Pennybird • 9 years ago

OK, but picking on someone because they look or "are" different might be behaviorally appropriate for a child on the playground, but upon reaching adulthood, we're supposed to be able to look beyond the superficial. Too many adults stop at things like race or religious affiliation without examining the character of the individual.

Tris Mamone • 9 years ago

"Respect people, not beliefs."

Right on the money! I respect individual religious people because there are some really cool individual religious people. I respect everyone's right to believe whatever they want because I strongly believe in personal choice.
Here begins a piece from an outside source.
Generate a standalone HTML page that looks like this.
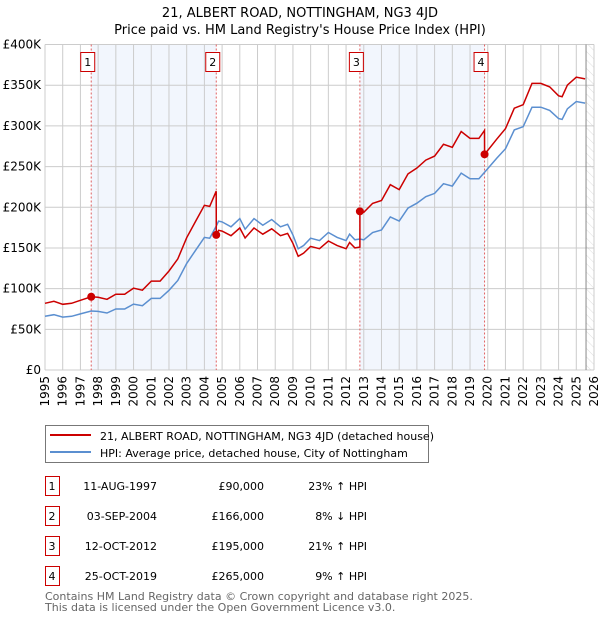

However, if your beliefs don't hold any water--or worse, hurt people--that's when I become Mx. Angry Atheist!

It's kind of guns. I hate guns, but I respect everyone's right to own a gun of they choose. The problem is, though, guns are used to hurt people WAY more than they should!

R Vogel • 9 years ago

"Respect people, not beliefs."

Isn't this just the atheist version of 'love the sinner, hate the sin?'

Pofarmer • 9 years ago

Guns are used in ways that hurt no one magnitudes more than they hurt. I teach 11 yr olds to shoot shotguns. It's a sport that you can compete in into your 80's.